The manifestation of healing is true, Martha. You have not come in doubt and unbelief this morning. You came seeking answers to your questions. This is the new creation. The old man would not have come for answers. You came for comfort and reassurance. That is what I desired to give you this morning. Time is not a factor in your receiving; you already know that you know that healing is a finished work!

Yes, Lord! I am standing on the Rock of Truth! I am fully persuaded that I AM healed! I don’t need to know what details are lingering around my circumstances. I know you! And I will know you even more as your promise is fully manifested in me.

Perfect, my little Grasshopper, Princess! Keep trusting me to get you where I want you.
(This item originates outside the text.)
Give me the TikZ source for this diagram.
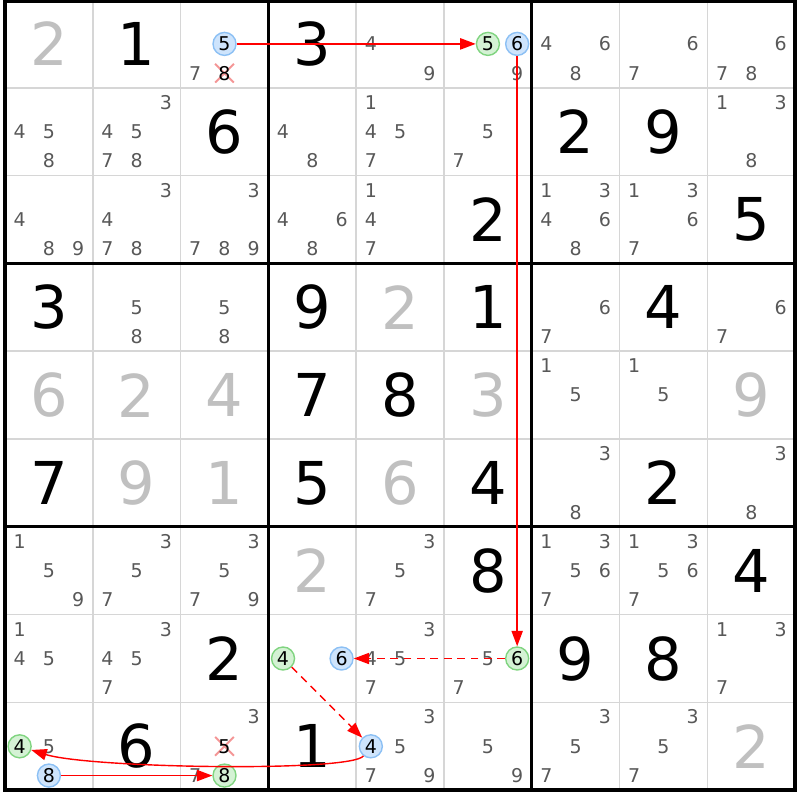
\documentclass[tikz,border=0pt]{standalone}
\usepackage{fontspec}
\setmainfont{DejaVu Sans}
\usetikzlibrary{arrows.meta,shapes.misc}
\definecolor{givengray}{RGB}{192,192,192}
\definecolor{candgray}{RGB}{88,88,88}
\definecolor{gridgray}{RGB}{214,214,214}
\definecolor{bluefill}{RGB}{206,228,252}
\definecolor{blueline}{RGB}{140,192,244}
\definecolor{greenfill}{RGB}{212,242,212}
\definecolor{greenline}{RGB}{128,212,128}
\definecolor{xpink}{RGB}{244,150,150}

\begin{document}
\begin{tikzpicture}[x=0.025cm, y=-0.025cm,
  cand/.style={inner sep=0pt, font=\fontsize{13.5pt}{15pt}\selectfont, text=candgray},
  big/.style={inner sep=0pt, font=\fontsize{42pt}{48pt}\selectfont, text=black},
  given/.style={big, text=givengray},
  blu/.style={circle, inner sep=0pt, minimum size=0.575cm, fill=bluefill, draw=blueline, line width=1pt, font=\fontsize{13.5pt}{15pt}\selectfont},
  grn/.style={blu, fill=greenfill, draw=greenline},
  xmark/.style={cross out, draw=xpink, line width=1.4pt, minimum size=0.42cm, inner sep=0pt},
  lnk/.style={-{Triangle[length=11pt,width=8pt]}, red, line width=1pt},
  weak/.style={lnk, dash pattern=on 5.5pt off 4pt}
]
\useasboundingbox (0,0) rectangle (800,800);

% candidate spots, p<row><col><digit>
\foreach \r in {1,...,9}
  \foreach \c in {1,...,9}
    \foreach \d in {1,...,9} {
      \pgfmathsetmacro\px{5+(\c-1)*87.8+(mod(\d-1,3)+0.5)*29.267}
      \pgfmathsetmacro\py{(\r-1)*87.8+(floor((\d-1)/3)+0.5)*29.267}
      \coordinate (p\r\c\d) at (\px,\py);
    }

% grid
\foreach \i in {1,...,8} {
  \draw[gridgray, line width=1.1pt] (5+\i*87.8,0) -- (5+\i*87.8,790);
  \draw[gridgray, line width=1.1pt] (5,\i*87.8) -- (795,\i*87.8);
}
\foreach \i in {3,6} {
  \draw[line width=2.2pt] (5+\i*87.8,0) -- (5+\i*87.8,790);
  \draw[line width=2.2pt] (5,\i*87.8) -- (795,\i*87.8);
}
\draw[line width=2.2pt] (5,1.5) rectangle (795,790);

% givens and solved cells
\foreach \r/\c/\d in {1/1/2, 4/5/2, 5/1/6, 5/2/2, 5/3/4, 5/6/3, 5/9/9,
  6/2/9, 6/3/1, 6/5/6, 7/4/2, 9/9/2}
  \node[given] (s\r\c) at (p\r\c5) {\d};
\foreach \r/\c/\d in {1/2/1, 1/4/3, 2/3/6, 2/7/2, 2/8/9, 3/6/2, 3/9/5,
  4/1/3, 4/4/9, 4/6/1, 4/8/4, 5/4/7, 5/5/8, 6/1/7, 6/4/5, 6/6/4, 6/8/2,
  7/6/8, 7/9/4, 8/3/2, 8/7/9, 8/8/8, 9/2/6, 9/4/1}
  \node[big] (s\r\c) at (p\r\c5) {\d};

% pencil marks
\foreach \r/\c/\ds in {1/3/{7}, 1/5/{4,9}, 1/6/{9}, 1/7/{4,6,8}, 1/8/{6,7},
  1/9/{6,7,8}, 2/1/{4,5,8}, 2/2/{3,4,5,7,8}, 2/4/{4,8}, 2/5/{1,4,5,7},
  2/6/{5,7}, 2/9/{1,3,8}, 3/1/{4,8,9}, 3/2/{3,4,7,8}, 3/3/{3,7,8,9},
  3/4/{4,6,8}, 3/5/{1,4,7}, 3/7/{1,3,4,6,8}, 3/8/{1,3,6,7}, 4/2/{5,8},
  4/3/{5,8}, 4/7/{6,7}, 4/9/{6,7}, 5/7/{1,5}, 5/8/{1,5}, 6/7/{3,8},
  6/9/{3,8}, 7/1/{1,5,9}, 7/2/{3,5,7}, 7/3/{3,5,7,9}, 7/5/{3,5,7},
  7/7/{1,3,5,6,7}, 7/8/{1,3,5,6,7}, 8/1/{1,4,5}, 8/2/{3,4,5,7},
  8/5/{3,4,5,7}, 8/6/{5,7}, 8/9/{1,3,7}, 9/1/{5}, 9/3/{3,7},
  9/5/{3,5,7,9}, 9/6/{5,9}, 9/7/{3,5,7}, 9/8/{3,5,7}}
  \foreach \d in \ds
    \node[cand] (n\r\c\d) at (p\r\c\d) {\d};

% eliminations
\node[xmark] (x138) at (p138) {};
\node[cand, text=black] (n138) at (p138) {8};
\node[xmark] (x935) at (p935) {};
\node[cand, text=black] (n935) at (p935) {5};

% chain
\node[blu] (b135) at (p135) {5};
\node[grn] (g165) at (p165) {5};
\node[blu] (b166) at (p166) {6};
\node[grn] (g866) at (p866) {6};
\node[blu] (b846) at (p846) {6};
\node[grn] (g844) at (p844) {4};
\node[blu] (b954) at (p954) {4};
\node[grn] (g914) at (p914) {4};
\node[blu] (b918) at (p918) {8};
\node[grn] (g938) at (p938) {8};

\draw[lnk] (b135) -- (g165);
\draw[lnk] (b166) -- (g866);
\draw[weak] (g866) -- (b846);
\draw[weak] (g844) -- (b954);
\draw[lnk] (b954) .. controls +(-20,26) and +(70,22) .. (g914);
\draw[lnk] (b918) -- (g938);
\end{tikzpicture}
\end{document}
Keep asking me like the importunate friend at midnight; like the woman who besieged the unjust judge; like the woman who knew all she had to do was touch the edge of Christ’s garment; like the Centurion who knew whose authority he had in asking for his servant to be healed; like Elijah, who knew I had promised it was going to rain and stepped out on the water to proclaim it with me!

Thank you, Pappa, for your quick response! This is always affirmation to me that you want to address what is taking place in my heart. Bringing my heart to you for comfort keeps me from letting the old man live in me.

Exactly! I love you so much, Princess! I will keep you always.

Martha Beggs lives in Salina, Kansas, with her husband, Dave. They were high school sweethearts and have been married for 48 years. They have 2 sons, a daughter-in-law, and 2 grandsons (currently ages 5 and 7). Martha is retired from SBC/ATT (telephone companies). Martha became a Visionkeeper in 2016.

 

1 Comment

  1. Mark Bunner

    Martha, it is such a blessing to realize that God does want us to be well and live in health. It is there for us to take part in, a finished work from the cross. Thank you for sharing how the love of God has touched your life and may His blessings continue to flow through you.